Yes, this is a bad time for France and friends to lose their appetite for hard work - just when India, China and Poland are rediscovering theirs.
I do think that a large part of this popular opposition stems from the perception that unification will speed the effects of globalization in Europe by bringing the economies of Eastern and Western Europe closer. We see those same protectionist/isolationist instincts back here in the US as well when discussions of tariffs and living wages are brought up. I'm definitely not saying that these fears are unfounded either - for unification will necessitate an equalizing process in Europe.

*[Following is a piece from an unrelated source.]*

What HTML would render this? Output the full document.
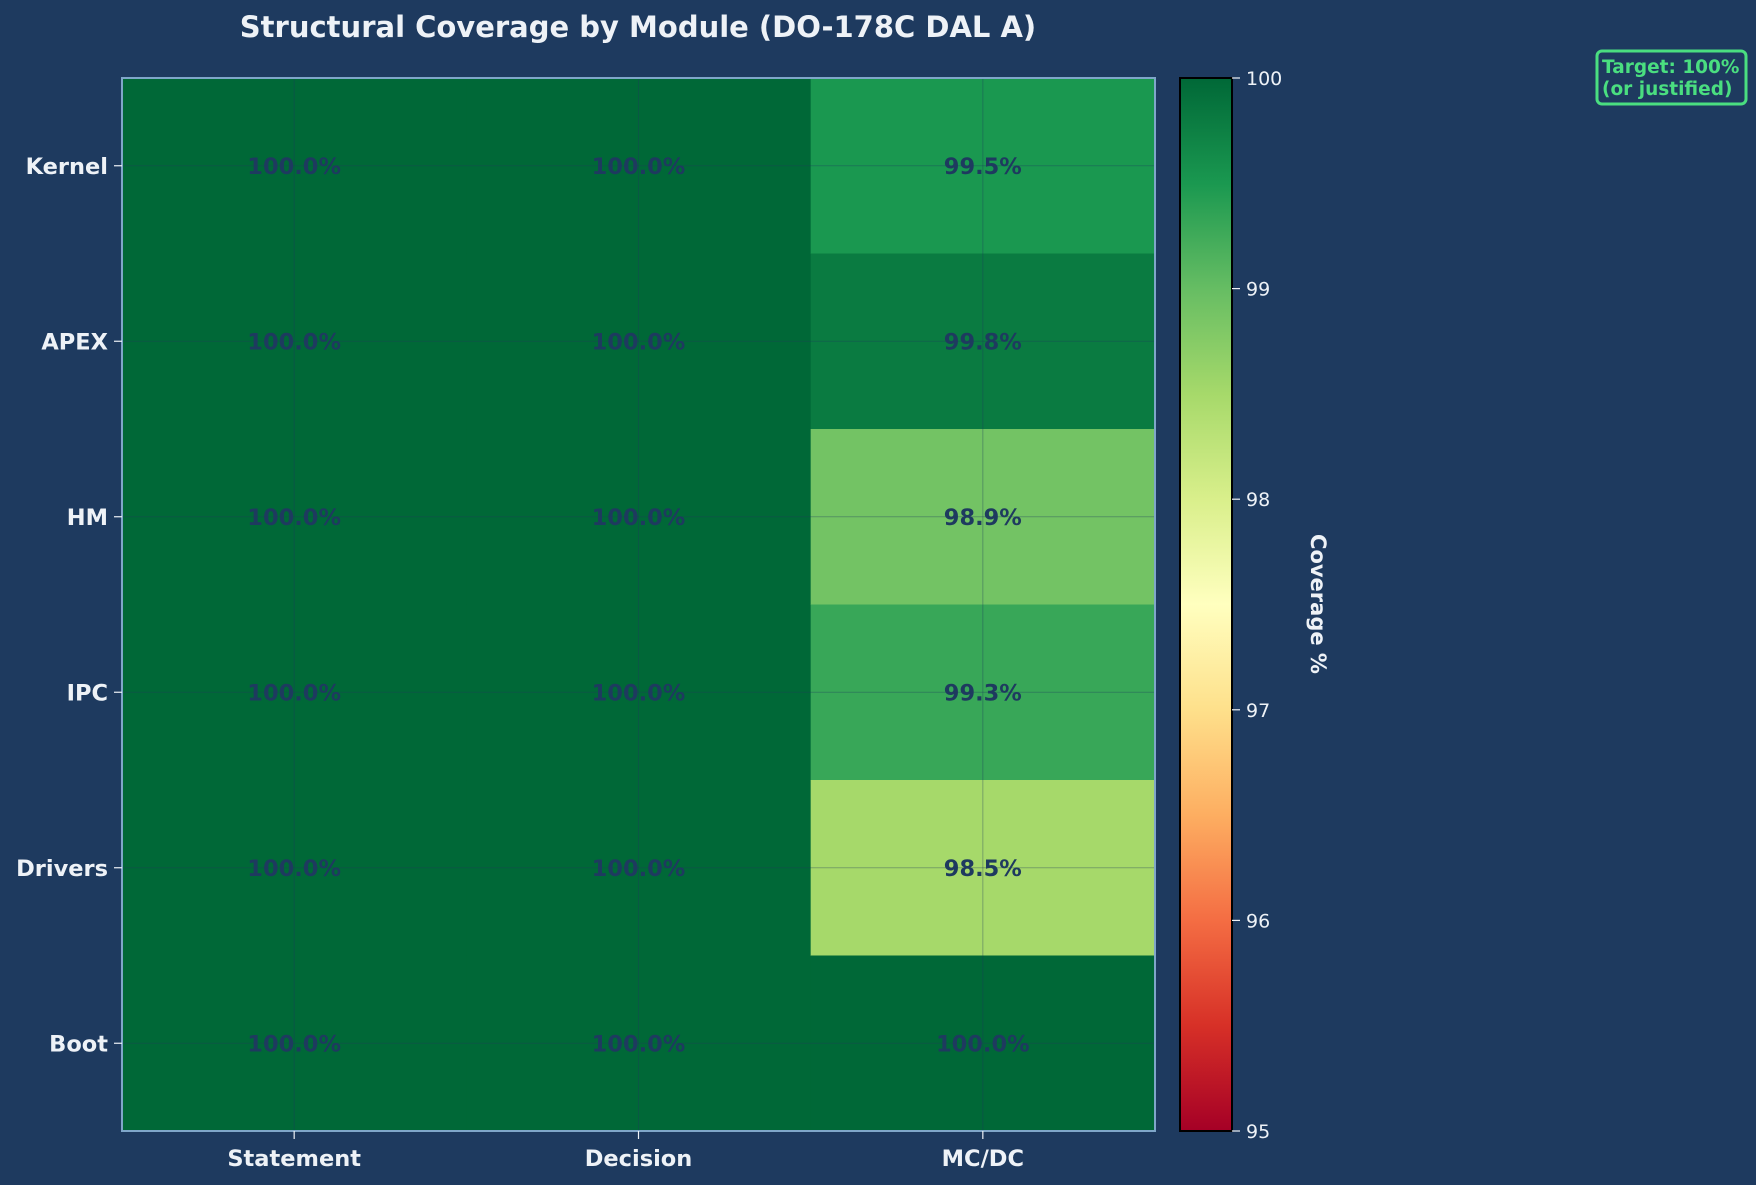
<!DOCTYPE html>
<html><head><meta charset="utf-8"><style>
html,body{margin:0;padding:0;background:#1e3a5f;}
svg{display:block;font-family:"DejaVu Sans","Liberation Sans",sans-serif;}
</style></head><body>
<svg id="chart" width="1756" height="1185" viewBox="0 0 1756 1185">
<defs>
<linearGradient id="cbgrad" x1="0" y1="1" x2="0" y2="0">
<stop offset="0" stop-color="#a50026"/><stop offset="0.1" stop-color="#d73027"/><stop offset="0.2" stop-color="#f46d43"/><stop offset="0.3" stop-color="#fdae61"/><stop offset="0.4" stop-color="#fee08b"/><stop offset="0.5" stop-color="#ffffbf"/><stop offset="0.6" stop-color="#d9ef8b"/><stop offset="0.7" stop-color="#a6d96a"/><stop offset="0.8" stop-color="#66bd63"/><stop offset="0.9" stop-color="#1a9850"/><stop offset="1" stop-color="#006837"/>
</linearGradient>
</defs>
<rect width="1756" height="1185" fill="#1e3a5f"/>
<text x="638" y="37" text-anchor="middle" font-size="29" font-weight="bold" fill="#eef2f7">Structural Coverage by Module (DO-178C DAL A)</text>
<g id="cells"></g>
<g id="grid"></g>
<g id="labels"></g>
<rect x="122" y="78" width="1033" height="1053" fill="none" stroke="#7fa6c9" stroke-width="2"/>
<g id="axes"></g>
<rect x="1180" y="78" width="52" height="1053" fill="url(#cbgrad)" stroke="#000" stroke-width="2"/>
<g id="cbticks"></g>
<text transform="translate(1311,604) rotate(90)" text-anchor="middle" font-size="21" font-weight="bold" fill="#eef2f7">Coverage %</text>
<g>
<rect x="1597" y="51" width="149" height="53" rx="5" fill="#1e3a5f" stroke="#4ade80" stroke-width="3"/>
<text x="1602" y="73" font-size="18.5" font-weight="bold" fill="#4ade80">Target: 100%</text>
<text x="1602" y="95" font-size="18.5" font-weight="bold" fill="#4ade80">(or justified)</text>
</g>
</svg>
<script>
const modules = ["Kernel","APEX","HM","IPC","Drivers","Boot"];
const metrics = ["Statement","Decision","MC/DC"];
const statementCov = [100,100,100,100,100,100];
const decisionCov = [100,100,100,100,100,100];
const mcdcCov = [99.5,99.8,98.9,99.3,98.5,100];
const cbTicks = [95,96,97,98,99,100];
const vmin = 95, vmax = 100;

const NS = "http://www.w3.org/2000/svg";
const L = 122, T = 78, W = 1033, H = 1053;
const colW = W / metrics.length, rowH = H / modules.length;
const xc = i => L + colW * (i + 0.5);
const yc = j => T + rowH * (j + 0.5);
const cbY = v => T + H - (v - vmin) / (vmax - vmin) * H;
const stops = ["#a50026","#d73027","#f46d43","#fdae61","#fee08b","#ffffbf","#d9ef8b","#a6d96a","#66bd63","#1a9850","#006837"];
function hex(h){return [1,3,5].map(i=>parseInt(h.substr(i,2),16));}
function cmap(v){
  let t = Math.max(0, Math.min(1, (v - vmin) / (vmax - vmin))) * 10;
  let i = Math.min(9, Math.floor(t)), f = t - i;
  const a = hex(stops[i]), b = hex(stops[i+1]);
  return "rgb(" + a.map((c,k)=>Math.round(c + (b[k]-c)*f)).join(",") + ")";
}
function mk(tag, attrs, parent){
  const e = document.createElementNS(NS, tag);
  for (const k in attrs) e.setAttribute(k, attrs[k]);
  parent.appendChild(e); return e;
}
const series = [statementCov, decisionCov, mcdcCov];
const cells = document.getElementById("cells");
const labels = document.getElementById("labels");
series.forEach((vals, i) => {
  vals.forEach((v, j) => {
    const r = mk("rect", {x: L + colW*i, y: T + rowH*j, width: colW + 0.5, height: rowH + 0.5, fill: cmap(v)}, cells);
    
    
    const t = mk("text", {x: xc(i), y: yc(j) + 8, "text-anchor": "middle", "font-size": 22.5, "font-weight": "bold", fill: "#1e3a5f"}, labels);
    t.textContent = v.toFixed(1) + "%";
    
    
  });
});
const grid = document.getElementById("grid");
metrics.forEach((m, i) => {
  const l = mk("line", {x1: xc(i), x2: xc(i), y1: T, y2: T + H, stroke: "rgba(30,58,95,0.35)", "stroke-width": 1}, grid);
  
  
});
modules.forEach((m, j) => {
  const l = mk("line", {x1: L, x2: L + W, y1: yc(j), y2: yc(j), stroke: "rgba(30,58,95,0.35)", "stroke-width": 1}, grid);
  
  
});
const axes = document.getElementById("axes");
modules.forEach((m, j) => {
  mk("line", {x1: L - 8, x2: L, y1: yc(j), y2: yc(j), stroke: "#eef2f7", "stroke-width": 1.2}, axes);
  const t = mk("text", {x: L - 14, y: yc(j) + 8, "text-anchor": "end", "font-size": 22.5, "font-weight": "bold", fill: "#eef2f7"}, axes);
  t.textContent = m;
  
  
});
metrics.forEach((m, i) => {
  mk("line", {x1: xc(i), x2: xc(i), y1: T + H, y2: T + H + 8, stroke: "#eef2f7", "stroke-width": 1.2}, axes);
  const t = mk("text", {x: xc(i), y: T + H + 35, "text-anchor": "middle", "font-size": 22.5, "font-weight": "bold", fill: "#eef2f7"}, axes);
  t.textContent = m;
  
  
});
const cbt = document.getElementById("cbticks");
cbTicks.forEach(v => {
  mk("line", {x1: 1232, x2: 1240, y1: cbY(v), y2: cbY(v), stroke: "#eef2f7", "stroke-width": 1.2}, cbt);
  const t = mk("text", {x: 1246, y: cbY(v) + 7, "font-size": 19, fill: "#eef2f7"}, cbt);
  t.textContent = v;
  
  
});
</script>
</body></html>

I also put more of this into national identity than Friedman does. I wouldn't say that the French and Dutch are lazy or not hungry. I think they see their worker's rights as part of their unique national character and are loathe to give them up - especially when they see weaker economies such as Italy not playing by the rules. Similarly, much has been made of the specter of Turkish membership in the EU, and the demographic shift that it would bring. Nationalism and xenophobia are not so distant from each other - not on either side of the Atlantic. I'm sure the EU seemed like a grand idea while it was restricted to countries that saw themselves as springing from a common place - but it can be easy to get cold feet when you see what unification will really mean.

I also read an article in the NY Times about the content of the proposed constitution (I'm going to read the whole thing later today - thanks roachboy). It did seem to have a lot of silliness in it, including many empty words about things like affirming the dignity of athletes. It's a bloated document - which I believe will limit its usefulness by making it inflexible.

From an outside perspective, I see a more meaningful unification of Europe as bitter medicine for Western Europe. It would cause some hardship and some nations would have to sacrifice parts of their identity - but taking some of these lumps now will make Europe more stable in the future. I do think that these votes (and the fact that it doesn't seem that Chirac saw this result coming) show that the European leadership is out of touch with the people they work for. Certainly they have failed to sell their vision to the public.